A côté de ces tombes où l'orgueil posthume d'un homme s'étalait si à l'aise, il y avait des tombeaux communs où se rangeaient côte à côte un grand nombre de momies. Toutes ces momies ont été enlevées, ou brisées et mises en pièces par les chercheurs de trésors et d'amulettes. Le sol de ces sépulcres est jonché de leurs débris et pavé de leurs ossements ; on heurte à chaque pas des crânes, des tibias, des mains noircies et encore enserrées de leurs bandelettes.

Il y a peu d'années, on a découvert un tombeau qui pour l'étendue ne saurait être comparé à celui du riche et puissant Pétemenof. mais qui l'emporte sur tous ceux que l'on connaissait parla finesse des sculptures, et surtout par l'intérêt historique des scènes qu'elles reproduisent. Les sculptures de cette tombe offrent, en effet, avec plus de détail que partout ailleurs, la représentation de nombreuses scènes de la vie privée, de l'agriculture et de l'industrie des anciens Egyptiens. Ici l'on voit le maître, reeonnaissable au long bâton qu'il tient à la main (le bâton, dans les bas-reliefs et dans la langue hiéroglyphique, est le symbole de l'autorité), entouré et servi par de nombreux serviteurs. Là ses fermiers lui amènent les bestiaux élevés sur ses terres, et lui offrent des dattes, des figues, des ananas. Ailleurs il préside aux diverses opérations du jardinage ou de l'agriculture. Le labourage, les semailles, la moisson, la vendange, l'arrosage des terres, tout est minutieusement retracé : et ce qui frappe d'étonnement, c'est de voir qu'à l'époque où remontent ces sculptures, il y a trois mille ans, la civilisation était en Egypte ce qu'elle est aujourd'hui ; il y a trois mille ans, les Egyptiens se servaient de la même charrue que nous avons vue ce matin conduite par un fellah ; leur costume était ce qu'il est aujourd'hui ; comme aujourd'hui, ils élevaient l'eau du Nil avec cette bascule qu'on appelle une chadouf ; comme aujourd'hui, je remarque que les femmes du peuple portaient leurs petits enfants à califourchon sur l'épaule.

Les arts, les métiers sont représentés, comme l'agriculture, dans une suite de tableaux du plus haut intérêt. Toute la vie, toute l'industrie de l'ancienne Egypte est là : on y a figuré des meubles de toute espèce, le plus souvent d'une exquise élégance, des vases du galbe le plus beau, des instruments de musique, harpes, flûtes et sistes ; on y a représenté des festins et des divertissements, la musique et la danse, la chasse et la pêche, jusqu'à la gymnastique et aux jeux d'échecs.

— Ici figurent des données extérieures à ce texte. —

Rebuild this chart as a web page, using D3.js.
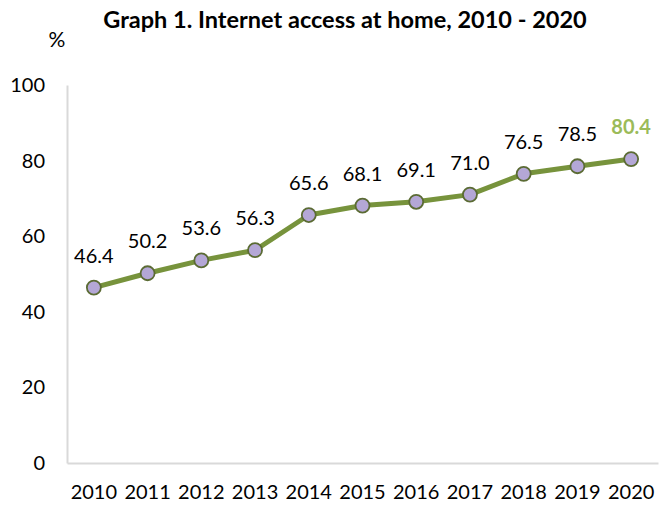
<!DOCTYPE html>
<html>
<head>
<meta charset="utf-8">
<script src="https://cdn.jsdelivr.net/npm/d3@7"></script>
<style>
  body { margin: 0; background: #fff; }
  text { font-family: Lato, "Open Sans", sans-serif; }
</style>
</head>
<body>
<div id="chart"></div>
<script>
// data
var years = ["2010", "2011", "2012", "2013", "2014", "2015", "2016", "2017", "2018", "2019", "2020"];
var access = [46.4, 50.2, 53.6, 56.3, 65.6, 68.1, 69.1, 71.0, 76.5, 78.5, 80.4];
var yTicks = [0, 20, 40, 60, 80, 100];

var svgWidth = 659;
var svgHeight = 507;

var margin = { top: 85, right: 1, bottom: 44, left: 67 };
var width = svgWidth - margin.left - margin.right;
var height = svgHeight - margin.top - margin.bottom;

var svg = d3.select("#chart")
  .append("svg")
  .attr("width", svgWidth)
  .attr("height", svgHeight);

var chartGroup = svg.append("g")
  .attr("transform", `translate(${margin.left}, ${margin.top})`);

// scales
var xScale = d3.scaleBand()
  .domain(years)
  .range([0, width]);

var yScale = d3.scaleLinear()
  .domain([0, 100])
  .range([height, 0]);

// title
svg.append("text")
  .attr("x", 345)
  .attr("y", 28)
  .attr("text-anchor", "middle")
  .style("font-size", "23.5px")
  .style("font-weight", "bold")
  .text("Graph 1. Internet access at home, 2010 - 2020");

svg.append("text")
  .attr("x", 57)
  .attr("y", 47)
  .attr("text-anchor", "middle")
  .style("font-size", "21px")
  .text("%");

// axes
var leftAxis = d3.axisLeft(yScale).tickValues(yTicks).tickSize(0).tickPadding(22);
var bottomAxis = d3.axisBottom(xScale).tickSize(0).tickPadding(22);

var yAxisG = chartGroup.append("g").call(leftAxis);
var xAxisG = chartGroup.append("g")
  .attr("transform", `translate(0, ${height})`)
  .call(bottomAxis);

[yAxisG, xAxisG].forEach(function(g) {
  g.select(".domain").attr("stroke", "#d9d9d9").attr("stroke-width", 2);
  g.selectAll("text")
    .style("font-size", "20px")
    .style("font-family", "Lato, 'Open Sans', sans-serif")
    .attr("fill", "#000");
});

// line
var data = years.map(function(y, i) { return { year: y, value: access[i] }; });

var line = d3.line()
  .x(d => xScale(d.year) + xScale.bandwidth() / 2)
  .y(d => yScale(d.value));

chartGroup.append("path")
  .datum(data)
  .attr("d", line)
  .attr("fill", "none")
  .attr("stroke", "#77933c")
  .attr("stroke-width", 5)
  .attr("stroke-linejoin", "round");

chartGroup.selectAll("circle")
  .data(data)
  .enter()
  .append("circle")
  .attr("cx", d => xScale(d.year) + xScale.bandwidth() / 2)
  .attr("cy", d => yScale(d.value))
  .attr("r", 7)
  .attr("fill", "#b4a7d6")
  .attr("stroke", "#5b6b34")
  .attr("stroke-width", 1.8);

// value labels
chartGroup.selectAll(".vlabel")
  .data(data)
  .enter()
  .append("text")
  .attr("class", "vlabel")
  .attr("x", d => xScale(d.year) + xScale.bandwidth() / 2)
  .attr("y", d => yScale(d.value) - 25)
  .attr("text-anchor", "middle")
  .style("font-size", "20px")
  .style("font-weight", (d, i) => i === data.length - 1 ? "bold" : "normal")
  .attr("fill", (d, i) => i === data.length - 1 ? "#9bbb59" : "#000")
  .text(d => d.value.toFixed(1));
</script>
</body>
</html>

Dans quelques-uns de ces hypogées, on a trouvé les sculptures primitives recouvertes d'une couche de plâtre, sur laquelle étaient peintes grossièrement des images chrétiennes. Ces peintures modernes ont été tracées sans doute par la pieuse main des anachorètes qui, aux premiers siècles de l'Eglise, venaient chercher dans ces déserts et jusque dans ces caveaux funèbres l'oubli du monde, la paix des passions et les contemplations de l'éternité.

Nous avions passé de longues heures à examiner ces curieuses peintures. L'air était étouffant. Le soleil tombait d'aplomb au fond de ces excavations. Pas un souffle de vent ne s'y faisait sentir ; et à la chaleur qui régnait dans ces gorges sablonneuses on se serait figuré être au mois de juin. Nous n'avions pas voulu croire Agostino, qui nous avait conseillé de nous défier du soleil de Thèbes, et de couvrir nos chapeaux de mouchoirs blancs : nous comprîmes alors la sagesse de ses avis. L'un de nous, grâce à son léger chapeau de paille, faillit attraper ce jour-là un coup de soleil, et rentra à la cange pris d'une violente migraine.

Les Européens s'étonnent toujours, quand ils arrivent en Orient, de la coiffure qu'y portent les hommes. Le turban leur paraît ce qu'il y a au monde de plus mal approprié au climat : il est lourd et chaud, et il n'a pas de visière pour protéger les yeux ; - double contre-sens, à ce qu'il semble. Mais comment croire qu'un tel usage n'ait pas sa raison d'être et sa convenance ? Un peu de réflexion et surtout d'expérience les fait bien vite apercevoir. Ce n'est pas contre la chaleur, c'est contre l'action directe des rayons du soleil qu'il importe de se défendre en Orient. La chaleur, même extrême, n'est qu'une gêne ; le soleil frappe et tue. Un homme est comme foudroyé et meurt en quelques heures, pour s'être exposé sans précaution au soleil d'été, même du printemps. Voilà pourquoi, par-dessus une calotte de toile blanche, les Orientaux mettent l'épais tarbouche de laine rouge, et par-dessus le tarbouche enroulent les replis nombreux du turban. Quant à l'absence de visière, c'est affaire d'habitude et rien de plus. Il n'en résulte aucun inconvénient, et beaucoup d'Européens s'y accoutument même assez vite.

29 décembre.

La journée d'hier a été fatigante. Pourtant il nous faut aujourd'hui partir de bonne heure ; il y a une heure et demie de marche d'ici aux Tombeaux des Rois.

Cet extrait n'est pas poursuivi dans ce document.